1) Assumir clara e energicamente um discurso antiliberal. É preciso juntar os ânimos contra a agenda antinacional e neoliberal de Guedes, revestir os atos de um profundo caráter antiliberal, denunciar as privatizações, o saque ao patrimônio público, o ataque ao serviço público, o caráter profundamente empresarial do afrouxamento da quarentena, o verdadeiro assassínio cometido com as reformas trabalhistas e da previdência, o desemprego crescente, etc.; 

2) É preciso resgatar a ideia de utopia das garras da ultradireita. Não, não é uma disputa de uma abstrata “democracia” contra uma abstrata “antidemocracia” como pregam os ideólogos burgueses. É uma disputa por quem vai ditar as regras do jogo com a supressão da velha Nova República. É preciso levantar dentro das consciências dos trabalhadores a ideia de que sim, é possível mudar, e temos condições para tal. Não se pode – e a tentação, a conhecer alguns partidos e centrais sindicais, vai ser grande – em hipótese alguma, fazer dos atos uma defesa das velhas e carcomidas estruturas;

3) A participação das centrais sindicais e movimentos sociais em geral é necessária, ainda que estejam sob a direção do carcomido social-liberalismo, tais organizações ainda mantêm alguma penetração entre os trabalhadores e é imprescindível que elas participem;

4) É preciso se apropriar dos símbolos nacionais, não como chauvinismo barato, mas como uma necessidade de se mostrar ao trabalhador brasileiro que a defesa da nação e dos interesses nacionais perpassa diretamente pela luta contra o neoliberalismo e a agenda entreguista de Paulo Guedes, que quer entregar as riquezas nacionais às potências estrangeiras, notadamente ao imperialismo americano.
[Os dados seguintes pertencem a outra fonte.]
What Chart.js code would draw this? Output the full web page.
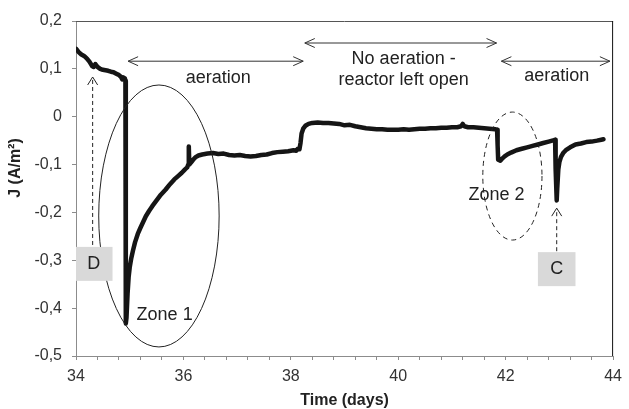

Defender a soberania nacional e os interesses nacionais é defender a supressão da velha República comandada pela burguesia brasileira;

5) O trabalhador brasileiro, esse ator político que parece que foi renegado ao esquecimento, é o único que, devidamente organizado e orientado, pode levar a derrota completa não apenas as frações burguesas agora em disputa (Bolsonaro, Paulo, Guedes, Rede Globo e Sérgio Moro) mas o próprio Partido Fardado.

6) A defesa da democracia é a defesa da Velha República, a República que, por meio do presidencialismo de coalização, destruiu a possibilidade de uma aposentadoria razoável do trabalhador brasileiro, que achatou os seus salários por meio da reforma trabalhista, que aumentou o desemprego propositalmente como meio de diminuir sua capacidade de forçar os patrões a lhes fazer concessões, que o joga para viver sob à mira da Polícia, do Tráfico em condições sanitárias e habitacionais insuportáveis, etc. A defesa da democracia é a defesa da falida República burguesa, e essa República é indefensável ao trabalhador brasileiro. 
E por fim, reiteramos que não dá para fazer isso sem assumir tanto nossas bandeiras e símbolos históricos, quanto nossa própria história, que com erros, acertos e experiência, nos trouxe ao estado atual.

De outro modo, a tendência é que os atos virem verdadeiro território liberal – ou fique muito restrito a grupelhos específicos – muito distantes de conseguir capilaridade entre os trabalhadores, sendo utilizados pelas frações da burguesia brasileira e do imperialismo em luta contra o bolsonarismo.

Só um caminho a se seguir e esse caminho perpassa pela luta de massas.